Imagine, for example, Queen Elizabeth I, being courted by a suitor who would inherently become King of England. Were she to fall in love with a commoner, for example, Bess would never be sure if her would-be suitor had fallen in love with her or her wealth. Indeed, even the man could even doubt himself. Likewise the suitor would be constrained in the risks he might take- for if he really screwed up, she would have the right to take his head!
It is thus an axiom that relationships between unequals must occur in the context in which the more powerful abrogates the privileges of power in order to allow each member the opportunity to pursue the relationship without regard to the power.
Given this understanding, any situation in which God chose to exercise his abity to grant one the ability to feel his infinite joy would be tantamount to the Queen offering the suitor the whole Kkngdom. It is a gift so great that it would inherently re distort the power. It would be too easy to be a bribe, making it impossible for the suitor to distinguish between the gift and the giver.
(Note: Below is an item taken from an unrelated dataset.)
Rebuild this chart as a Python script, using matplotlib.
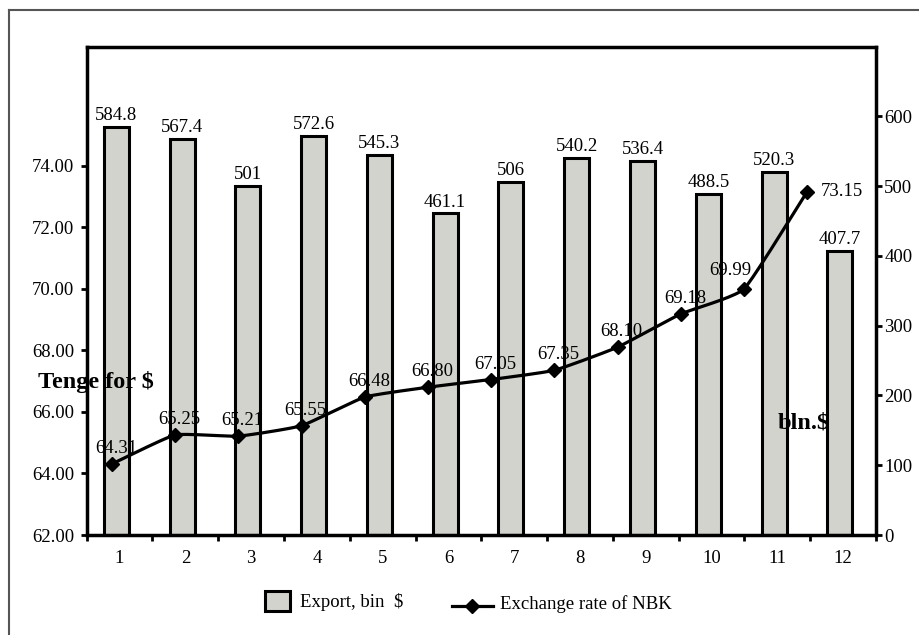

As such, it must be God's nature to woo, not to whelm. And, God, having designed man to behave a certain way constrains himself to the design he set. While he may have the ability to break his own rule at any time, chooses ala the Law of Non-Contradiction not too, in order to afford His finite creation the chance to comprehend him.
As such, the answer is, could he give infinite joy at any time? Sure. But to do so would violate his nature and his purpose. He wants us to love Him, but will not 'buy us off.' Until we are in perfect relationship with Him, the theory itself inherently overrides the possibility of it being tested.